Abstract

Abstract Previous studies have affirmed and denied the importance of obstructive vascular lesions in the pathogenesis of portal hypertension in hepatosplenic schistosomiasis. In addition, the relation between anatomic and hemodynamic alterations has not been adequately explained. In this study, vinylite casts of intrahepatic vessels of cadavers with hepatosplenic schistosomiasis were made and compared with those of cadavers with normal livers and with cirrhosis of the liver. Extensive distortion and obstruction of small portal branches was noted with hepatosplenic schistosomiasis mansoni. These lesions were especially marked in the periphery of the liver, and histological sections from the periphery frequently showed portal tracts in which the portal vein branches were occluded or apparently absent. The rich network of anastamosing venules in the portal spaces was apparently derived from the peribiliary venous plexus. An increase in number and size of intrahepatic arterial branches was marked in cases of hepatosplenic schistosomiasis.
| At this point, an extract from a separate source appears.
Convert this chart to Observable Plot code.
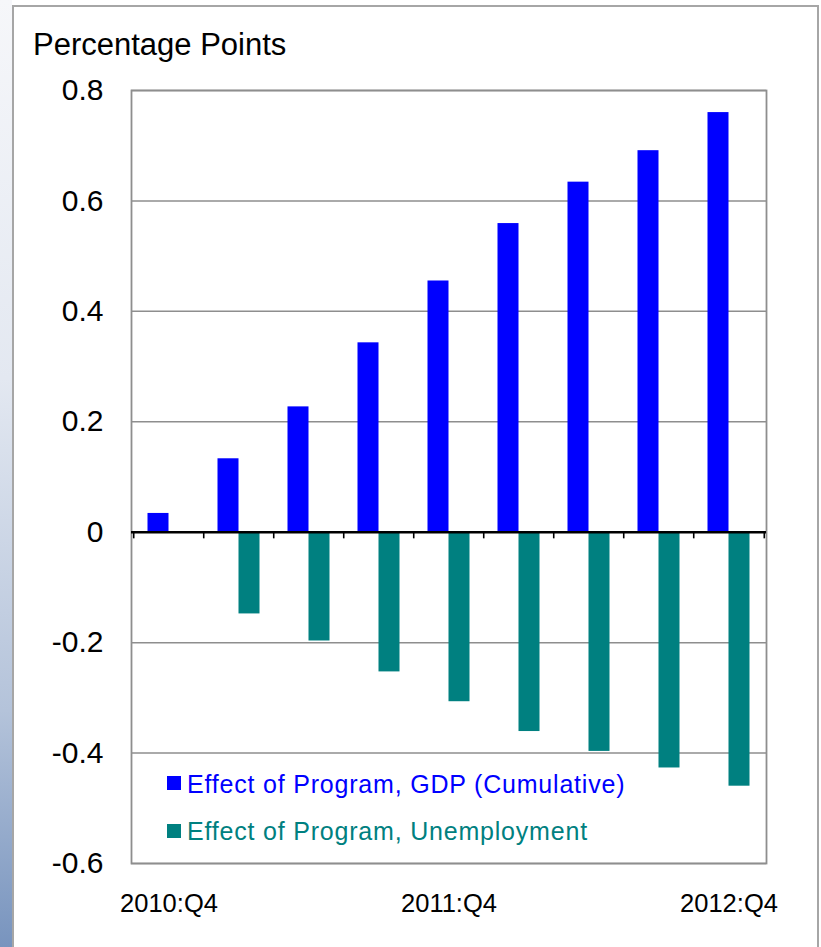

Increased arterial supply explains the observed maintenance of normal hepatic blood flow in many patients with this disease. Although the cause of portal hypertension is evident, the pathogenesis of Symmers' clay-pipestem fibrosis of the liver is not. The nearly constant association of Symmers' fibrosis and portal hypertension in schistosomiasis indicates a common, or interrelated, pathogenesis for the obstructive lesions and Symmers' fibrosis.